I've verified all the components on the pcb are correct according to the BOM. I'm really at my wits end here. Any advice is appreciated.
Quick run down of the specs:
b5234t 2.3l DOHC inline-5,
MSnS-Extra 029v on a V3 pcb,
dual trigger setup with 60-2 wheel + VR on the crank and 1 tooth wheel + hall effect sensor on the cam.
I set it up to drive 5 S80 T6 COP ignition coils with built in ignition modules that fire when pulled to +5v.
I've been having nothing but trouble with the rpm signal from the 60-2 wheel. The tooth logger in megatunix has been showing some very strange trigger events. The norm seems to be I crank the engine over and I see what appears to be the missing tooth, then 4-10 regular teeth, one more long tooth time almost exactly the same as the first one, 4-10 regular teeth, then one more long tooth, then anything from 30-80 short ones, then the insanity starts all over again.
I've reflashed the MS probably 5 times just to be sure I got it right, I have also gone over the settings for the wheel decoder 10 times and I'm very sure I have trigger times and such set right. Sometimes during cranking a it will read a clean missing tooth and start firing the plugs in the exact right order (verified by someone standing next to the engine bay looking at exposed spark plugs grounded on the engine), then the goofy sync behavior starts and the spark will drop out or behave erratically.
The VR and hall sensors are stock, in a completely stock configuration exactly as Volvo arranged them from the factory. I have triple and quadruple checked all the wiring to the sensors and I'm positive it's correct, I've also swapped all the sensors for other known good ones with no differing results.

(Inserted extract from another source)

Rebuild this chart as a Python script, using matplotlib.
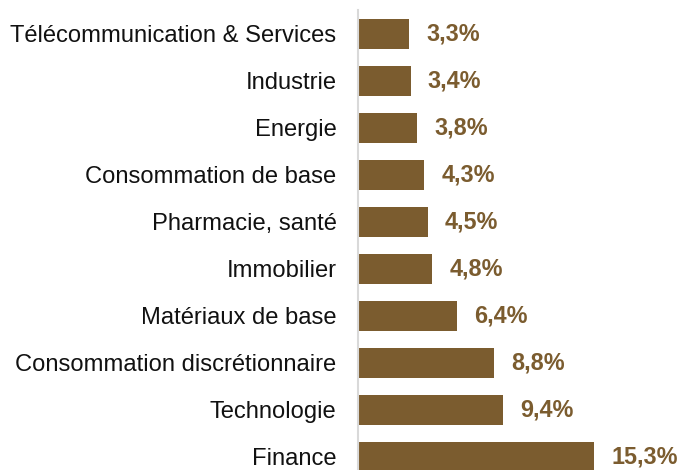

I've verified the function of the additional opto-isolator circuit for the second trigger and it delivers a perfect squarewave 0-5v signal to JS8 on the V3 pcb.
I wired up 6 LED's on the case of the MS; one connected to the output of the opto-isolator so I can see when the tooth is under the sensor and 5 more connected to the ignition outputs arranged in firing order so i can clearly see which outputs are working.
At first I thought it was cross talk between the wiring so I ran a new shielded wire from the VR to the MS outside the car, as far away from the other wires as possible, this made no difference.
I borrowed an old tektronix analogue scope from Adam (AHox244+t) to see what the signal looked like. I had never used a scope before but after some stumbling around I got the hang of it. The raw VR signal from the sensor looks proper and I can clearly see the missing tooth in the wave form with no apparent noise. I also scoped the signal coming out of the VR conditioner on the pcb and it looks very good, once again the missing tooth is clearly displayed with none of the strange behavior noted in the tooth logger.
I attempted to fiddle with the trim pots to see if it would make a difference. Chris Wiita (The poi) is running MS on his 960 with an identical VR/wheel arrangement and he mentioned leaving the pots turned fully CCW gave best results. After looking at the signal on the scope I agree with this. Turning the lower pot more than 3 turns made the signal vanish completely and turning the upper pot (closest to the FET's) had no noticeable effect.
I've verified all the components on the pcb are correct according to the BOM. I'm really at my wits end here. Any advice is appreciated.